▶ _STATED TASK_:
Without the pictures, extract every line from the start of the material to the line containing "const measuredPen = [15, 30, 41.1];", both ends included.

▶ _DATASET ROWS_:

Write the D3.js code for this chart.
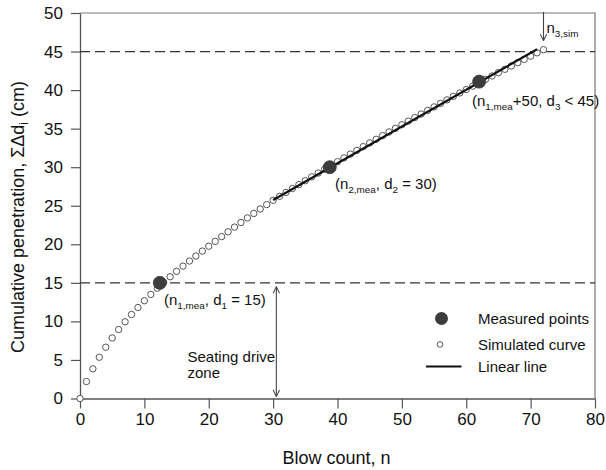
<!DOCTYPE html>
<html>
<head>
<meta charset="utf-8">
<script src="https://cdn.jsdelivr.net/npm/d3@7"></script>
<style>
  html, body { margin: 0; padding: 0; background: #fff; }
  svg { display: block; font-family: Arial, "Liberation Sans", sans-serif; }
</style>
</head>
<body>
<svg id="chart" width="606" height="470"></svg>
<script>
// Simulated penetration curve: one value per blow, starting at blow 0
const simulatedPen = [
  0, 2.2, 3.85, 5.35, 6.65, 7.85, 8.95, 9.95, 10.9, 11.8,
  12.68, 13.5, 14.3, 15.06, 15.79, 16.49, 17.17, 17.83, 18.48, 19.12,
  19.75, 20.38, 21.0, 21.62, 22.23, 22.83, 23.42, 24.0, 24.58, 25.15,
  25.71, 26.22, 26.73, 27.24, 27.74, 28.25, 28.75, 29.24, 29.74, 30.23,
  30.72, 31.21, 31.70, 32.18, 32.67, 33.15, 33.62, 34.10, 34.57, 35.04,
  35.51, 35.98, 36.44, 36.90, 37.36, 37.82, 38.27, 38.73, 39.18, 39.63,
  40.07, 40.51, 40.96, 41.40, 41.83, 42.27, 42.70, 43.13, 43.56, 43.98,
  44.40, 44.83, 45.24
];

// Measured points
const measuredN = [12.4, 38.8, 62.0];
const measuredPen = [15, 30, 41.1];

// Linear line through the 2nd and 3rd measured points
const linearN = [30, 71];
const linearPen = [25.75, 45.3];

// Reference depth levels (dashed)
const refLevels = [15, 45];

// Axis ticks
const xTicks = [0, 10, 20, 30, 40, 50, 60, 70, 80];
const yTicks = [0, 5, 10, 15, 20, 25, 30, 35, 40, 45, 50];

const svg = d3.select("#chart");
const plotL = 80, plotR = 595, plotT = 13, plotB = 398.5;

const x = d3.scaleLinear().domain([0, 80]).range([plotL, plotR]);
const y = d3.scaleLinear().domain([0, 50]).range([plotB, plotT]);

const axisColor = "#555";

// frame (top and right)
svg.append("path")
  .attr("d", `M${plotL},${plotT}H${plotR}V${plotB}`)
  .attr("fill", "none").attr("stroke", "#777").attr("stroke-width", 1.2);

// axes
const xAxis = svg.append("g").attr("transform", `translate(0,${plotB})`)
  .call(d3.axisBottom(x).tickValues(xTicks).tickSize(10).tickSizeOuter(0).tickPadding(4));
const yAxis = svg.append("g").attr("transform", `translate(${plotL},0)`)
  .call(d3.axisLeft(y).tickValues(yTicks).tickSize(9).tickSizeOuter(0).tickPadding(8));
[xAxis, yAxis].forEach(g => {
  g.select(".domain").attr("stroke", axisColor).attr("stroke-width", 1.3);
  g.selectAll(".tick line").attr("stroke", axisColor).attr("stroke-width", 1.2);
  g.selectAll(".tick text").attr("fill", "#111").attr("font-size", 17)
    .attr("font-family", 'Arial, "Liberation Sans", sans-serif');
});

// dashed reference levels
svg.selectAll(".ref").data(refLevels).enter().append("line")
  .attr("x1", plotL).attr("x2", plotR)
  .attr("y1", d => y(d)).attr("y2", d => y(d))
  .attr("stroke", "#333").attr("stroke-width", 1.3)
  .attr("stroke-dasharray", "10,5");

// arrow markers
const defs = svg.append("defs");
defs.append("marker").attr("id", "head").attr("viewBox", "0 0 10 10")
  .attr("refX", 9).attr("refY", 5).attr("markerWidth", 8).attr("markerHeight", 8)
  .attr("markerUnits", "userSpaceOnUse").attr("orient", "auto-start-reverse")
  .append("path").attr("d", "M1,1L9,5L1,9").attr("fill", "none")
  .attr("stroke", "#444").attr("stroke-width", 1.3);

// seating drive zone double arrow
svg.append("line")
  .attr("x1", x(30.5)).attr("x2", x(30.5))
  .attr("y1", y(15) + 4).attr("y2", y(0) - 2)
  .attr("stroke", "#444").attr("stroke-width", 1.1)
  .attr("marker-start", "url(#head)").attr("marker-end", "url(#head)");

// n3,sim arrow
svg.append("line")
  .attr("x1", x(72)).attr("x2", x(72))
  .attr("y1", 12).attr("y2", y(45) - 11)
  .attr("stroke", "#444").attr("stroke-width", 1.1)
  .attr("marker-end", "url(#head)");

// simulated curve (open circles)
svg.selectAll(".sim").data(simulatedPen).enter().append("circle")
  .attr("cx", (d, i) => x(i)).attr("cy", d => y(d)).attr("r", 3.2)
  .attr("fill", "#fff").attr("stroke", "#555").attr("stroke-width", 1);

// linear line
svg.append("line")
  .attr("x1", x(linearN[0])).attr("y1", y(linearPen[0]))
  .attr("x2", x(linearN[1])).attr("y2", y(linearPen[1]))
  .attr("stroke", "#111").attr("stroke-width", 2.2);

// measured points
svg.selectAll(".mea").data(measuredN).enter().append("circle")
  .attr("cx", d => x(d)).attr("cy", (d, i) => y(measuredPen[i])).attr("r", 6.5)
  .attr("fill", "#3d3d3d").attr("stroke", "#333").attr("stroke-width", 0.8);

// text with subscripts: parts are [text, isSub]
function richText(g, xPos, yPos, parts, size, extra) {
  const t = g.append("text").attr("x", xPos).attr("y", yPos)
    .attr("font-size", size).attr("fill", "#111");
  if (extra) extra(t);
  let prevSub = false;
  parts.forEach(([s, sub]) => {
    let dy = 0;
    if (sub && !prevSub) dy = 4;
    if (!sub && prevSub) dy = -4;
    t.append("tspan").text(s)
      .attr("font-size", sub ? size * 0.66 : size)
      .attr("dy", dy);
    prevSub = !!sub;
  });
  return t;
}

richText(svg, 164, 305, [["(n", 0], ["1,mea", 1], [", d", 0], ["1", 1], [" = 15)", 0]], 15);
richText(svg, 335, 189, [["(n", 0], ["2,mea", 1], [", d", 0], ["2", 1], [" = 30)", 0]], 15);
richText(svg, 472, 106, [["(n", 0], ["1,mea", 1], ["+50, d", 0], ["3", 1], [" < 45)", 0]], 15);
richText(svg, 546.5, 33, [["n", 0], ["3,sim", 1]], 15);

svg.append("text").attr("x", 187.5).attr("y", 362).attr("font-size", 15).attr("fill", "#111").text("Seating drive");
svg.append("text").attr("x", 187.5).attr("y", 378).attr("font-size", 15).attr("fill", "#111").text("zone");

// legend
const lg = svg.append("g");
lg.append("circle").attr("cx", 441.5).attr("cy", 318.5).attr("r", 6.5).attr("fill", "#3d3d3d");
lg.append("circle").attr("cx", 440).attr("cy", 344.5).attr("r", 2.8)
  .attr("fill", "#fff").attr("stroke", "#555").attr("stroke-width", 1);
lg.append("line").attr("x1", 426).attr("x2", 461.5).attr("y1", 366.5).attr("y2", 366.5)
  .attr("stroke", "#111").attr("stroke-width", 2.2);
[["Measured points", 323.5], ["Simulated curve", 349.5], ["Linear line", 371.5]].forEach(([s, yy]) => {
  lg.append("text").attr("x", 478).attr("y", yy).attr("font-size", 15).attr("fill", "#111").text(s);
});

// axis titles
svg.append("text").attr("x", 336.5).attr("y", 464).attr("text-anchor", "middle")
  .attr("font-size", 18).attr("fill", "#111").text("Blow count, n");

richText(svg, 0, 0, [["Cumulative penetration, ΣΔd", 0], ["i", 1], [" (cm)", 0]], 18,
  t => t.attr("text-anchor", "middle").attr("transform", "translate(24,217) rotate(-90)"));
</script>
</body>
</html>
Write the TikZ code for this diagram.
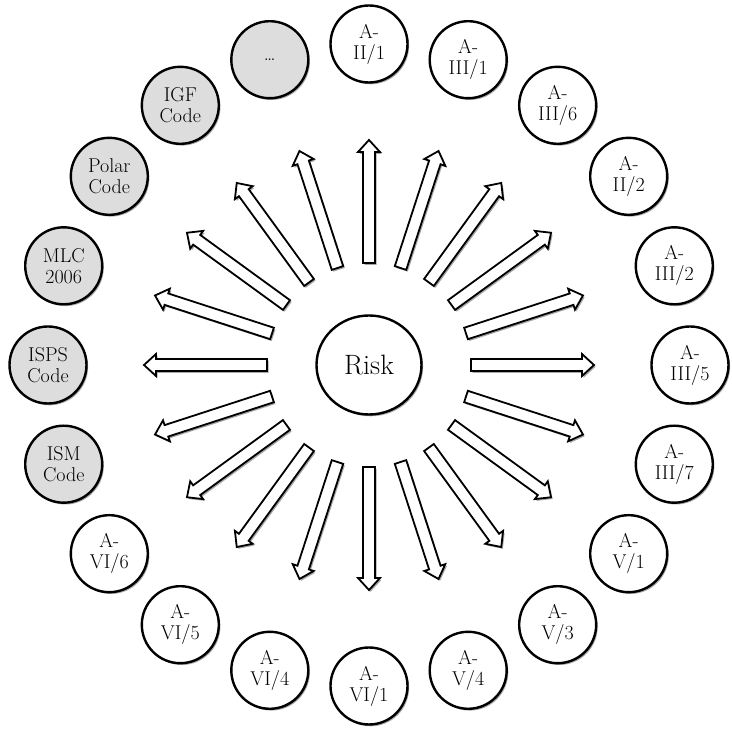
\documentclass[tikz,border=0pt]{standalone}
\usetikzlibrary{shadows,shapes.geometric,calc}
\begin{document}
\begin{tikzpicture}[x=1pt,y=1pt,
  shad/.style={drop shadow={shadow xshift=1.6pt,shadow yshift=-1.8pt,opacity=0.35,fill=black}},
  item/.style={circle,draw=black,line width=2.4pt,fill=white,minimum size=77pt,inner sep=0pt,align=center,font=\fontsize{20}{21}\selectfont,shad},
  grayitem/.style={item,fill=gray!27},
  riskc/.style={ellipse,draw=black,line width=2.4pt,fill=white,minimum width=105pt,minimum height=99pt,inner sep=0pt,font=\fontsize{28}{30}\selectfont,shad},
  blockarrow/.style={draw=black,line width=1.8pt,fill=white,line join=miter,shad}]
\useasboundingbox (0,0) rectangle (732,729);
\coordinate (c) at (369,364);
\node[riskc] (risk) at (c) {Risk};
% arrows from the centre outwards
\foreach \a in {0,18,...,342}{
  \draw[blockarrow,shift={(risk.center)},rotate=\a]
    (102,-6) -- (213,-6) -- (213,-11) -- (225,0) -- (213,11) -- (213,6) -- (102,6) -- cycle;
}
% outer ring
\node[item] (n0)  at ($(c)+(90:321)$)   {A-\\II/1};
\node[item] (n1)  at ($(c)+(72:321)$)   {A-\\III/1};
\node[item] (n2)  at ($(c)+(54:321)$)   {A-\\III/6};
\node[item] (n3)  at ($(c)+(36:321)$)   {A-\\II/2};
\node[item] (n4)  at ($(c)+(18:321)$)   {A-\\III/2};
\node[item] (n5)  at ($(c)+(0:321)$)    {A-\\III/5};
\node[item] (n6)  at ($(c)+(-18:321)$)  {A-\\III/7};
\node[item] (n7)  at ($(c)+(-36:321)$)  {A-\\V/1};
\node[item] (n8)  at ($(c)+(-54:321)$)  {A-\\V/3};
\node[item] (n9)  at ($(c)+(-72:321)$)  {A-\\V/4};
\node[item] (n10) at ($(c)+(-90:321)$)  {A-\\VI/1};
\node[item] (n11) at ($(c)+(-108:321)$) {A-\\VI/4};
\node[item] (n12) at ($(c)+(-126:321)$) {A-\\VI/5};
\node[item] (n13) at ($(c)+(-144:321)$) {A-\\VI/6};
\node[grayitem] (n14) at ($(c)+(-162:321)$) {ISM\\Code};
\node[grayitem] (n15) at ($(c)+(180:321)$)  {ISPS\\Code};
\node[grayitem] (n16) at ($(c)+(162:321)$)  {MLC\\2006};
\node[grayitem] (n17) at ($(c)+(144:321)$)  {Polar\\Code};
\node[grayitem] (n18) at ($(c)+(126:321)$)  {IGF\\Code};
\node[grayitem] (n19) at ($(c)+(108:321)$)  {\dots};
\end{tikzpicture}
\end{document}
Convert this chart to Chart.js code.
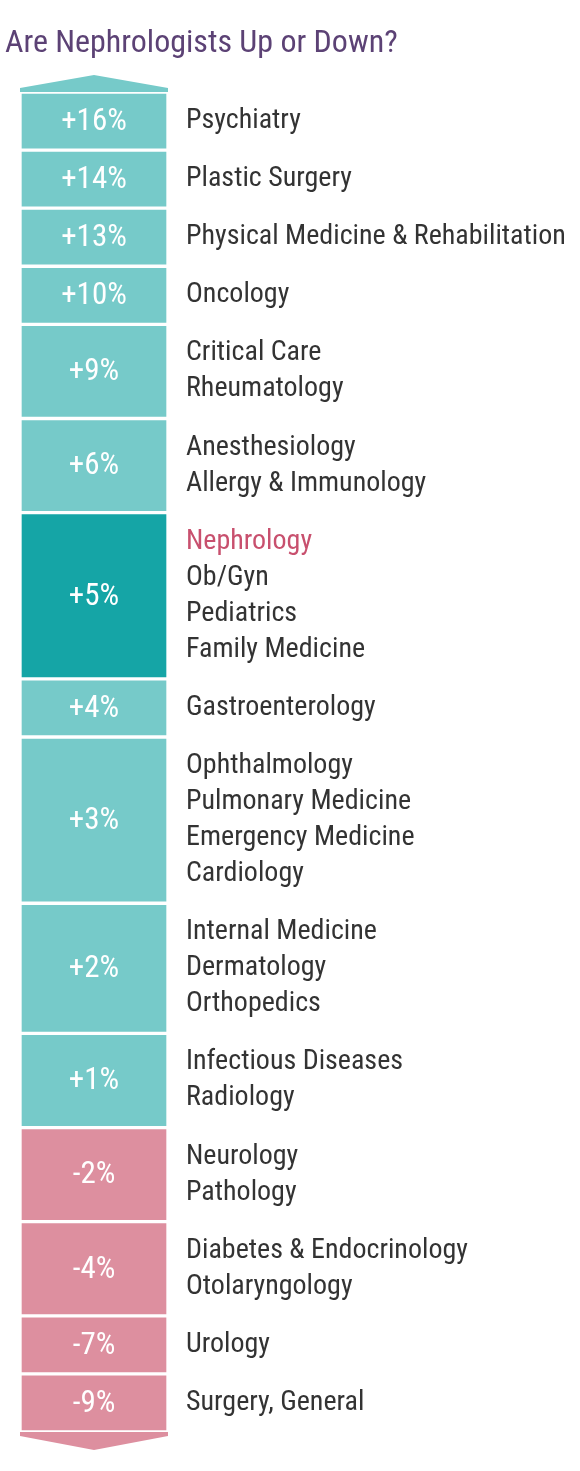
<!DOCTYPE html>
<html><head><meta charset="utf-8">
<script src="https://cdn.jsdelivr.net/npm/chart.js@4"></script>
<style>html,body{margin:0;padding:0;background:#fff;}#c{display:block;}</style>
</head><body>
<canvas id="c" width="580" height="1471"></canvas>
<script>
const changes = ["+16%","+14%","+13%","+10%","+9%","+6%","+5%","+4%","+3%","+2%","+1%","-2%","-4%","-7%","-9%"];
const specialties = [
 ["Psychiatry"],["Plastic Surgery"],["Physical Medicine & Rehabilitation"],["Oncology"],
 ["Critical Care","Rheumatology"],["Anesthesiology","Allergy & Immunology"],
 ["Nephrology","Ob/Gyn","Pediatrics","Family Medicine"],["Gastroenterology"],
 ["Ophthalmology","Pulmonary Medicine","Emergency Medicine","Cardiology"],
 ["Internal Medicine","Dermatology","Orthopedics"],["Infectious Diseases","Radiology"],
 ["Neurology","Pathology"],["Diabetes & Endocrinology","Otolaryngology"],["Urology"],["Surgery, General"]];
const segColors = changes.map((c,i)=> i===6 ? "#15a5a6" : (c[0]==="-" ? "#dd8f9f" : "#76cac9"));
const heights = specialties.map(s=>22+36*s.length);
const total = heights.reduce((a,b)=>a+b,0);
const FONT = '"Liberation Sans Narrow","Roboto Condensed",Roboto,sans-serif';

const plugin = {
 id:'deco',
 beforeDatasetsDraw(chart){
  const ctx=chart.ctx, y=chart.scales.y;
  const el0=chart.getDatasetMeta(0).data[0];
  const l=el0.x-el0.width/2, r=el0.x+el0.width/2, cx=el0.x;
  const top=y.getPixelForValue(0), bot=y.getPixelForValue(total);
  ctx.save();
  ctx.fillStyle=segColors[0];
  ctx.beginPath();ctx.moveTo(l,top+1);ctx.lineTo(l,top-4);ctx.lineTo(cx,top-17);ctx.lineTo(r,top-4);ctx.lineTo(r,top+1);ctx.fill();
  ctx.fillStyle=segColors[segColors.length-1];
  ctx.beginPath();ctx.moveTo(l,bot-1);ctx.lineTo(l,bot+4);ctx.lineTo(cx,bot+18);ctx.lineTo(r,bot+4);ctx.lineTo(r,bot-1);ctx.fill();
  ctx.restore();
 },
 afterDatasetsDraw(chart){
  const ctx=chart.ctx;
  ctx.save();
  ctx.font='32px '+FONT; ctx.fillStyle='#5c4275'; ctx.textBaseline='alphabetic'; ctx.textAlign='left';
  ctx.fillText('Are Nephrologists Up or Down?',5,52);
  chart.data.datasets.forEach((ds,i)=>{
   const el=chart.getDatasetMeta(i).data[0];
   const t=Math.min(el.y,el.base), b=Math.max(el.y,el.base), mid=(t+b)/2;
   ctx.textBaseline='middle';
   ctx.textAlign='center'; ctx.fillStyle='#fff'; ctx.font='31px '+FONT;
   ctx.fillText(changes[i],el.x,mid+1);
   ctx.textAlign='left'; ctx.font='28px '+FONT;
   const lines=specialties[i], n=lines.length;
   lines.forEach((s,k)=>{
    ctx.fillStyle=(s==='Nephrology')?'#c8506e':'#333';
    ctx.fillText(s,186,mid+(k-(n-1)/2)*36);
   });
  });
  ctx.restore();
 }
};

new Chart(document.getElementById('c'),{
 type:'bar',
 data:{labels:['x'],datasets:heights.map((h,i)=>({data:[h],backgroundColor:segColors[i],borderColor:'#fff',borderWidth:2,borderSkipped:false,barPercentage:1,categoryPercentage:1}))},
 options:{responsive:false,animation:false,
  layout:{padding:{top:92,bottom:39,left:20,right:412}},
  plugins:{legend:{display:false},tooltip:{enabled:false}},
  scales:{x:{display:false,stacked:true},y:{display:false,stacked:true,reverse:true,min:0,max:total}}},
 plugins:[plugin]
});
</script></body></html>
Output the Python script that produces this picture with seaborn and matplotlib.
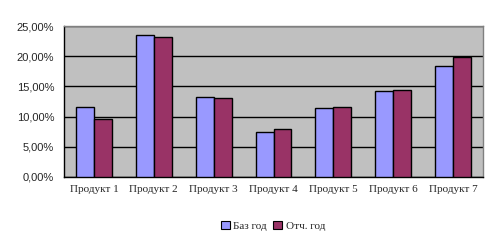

▶ _EXERCISE ANSWER_:
Write the D3.js code for this chart.
<!DOCTYPE html>
<html>
<head>
<meta charset="utf-8">
<script src="https://cdn.jsdelivr.net/npm/d3@7"></script>
<style>
  html, body { margin: 0; padding: 0; background: #fff; }
  svg { display: block; font-family: Arial, "Liberation Sans", sans-serif; }
</style>
</head>
<body>
<svg id="chart" width="606" height="470"></svg>
<script>
// Simulated penetration curve: one value per blow, starting at blow 0
const simulatedPen = [
  0, 2.2, 3.85, 5.35, 6.65, 7.85, 8.95, 9.95, 10.9, 11.8,
  12.68, 13.5, 14.3, 15.06, 15.79, 16.49, 17.17, 17.83, 18.48, 19.12,
  19.75, 20.38, 21.0, 21.62, 22.23, 22.83, 23.42, 24.0, 24.58, 25.15,
  25.71, 26.22, 26.73, 27.24, 27.74, 28.25, 28.75, 29.24, 29.74, 30.23,
  30.72, 31.21, 31.70, 32.18, 32.67, 33.15, 33.62, 34.10, 34.57, 35.04,
  35.51, 35.98, 36.44, 36.90, 37.36, 37.82, 38.27, 38.73, 39.18, 39.63,
  40.07, 40.51, 40.96, 41.40, 41.83, 42.27, 42.70, 43.13, 43.56, 43.98,
  44.40, 44.83, 45.24
];

// Measured points
const measuredN = [12.4, 38.8, 62.0];
const measuredPen = [15, 30, 41.1];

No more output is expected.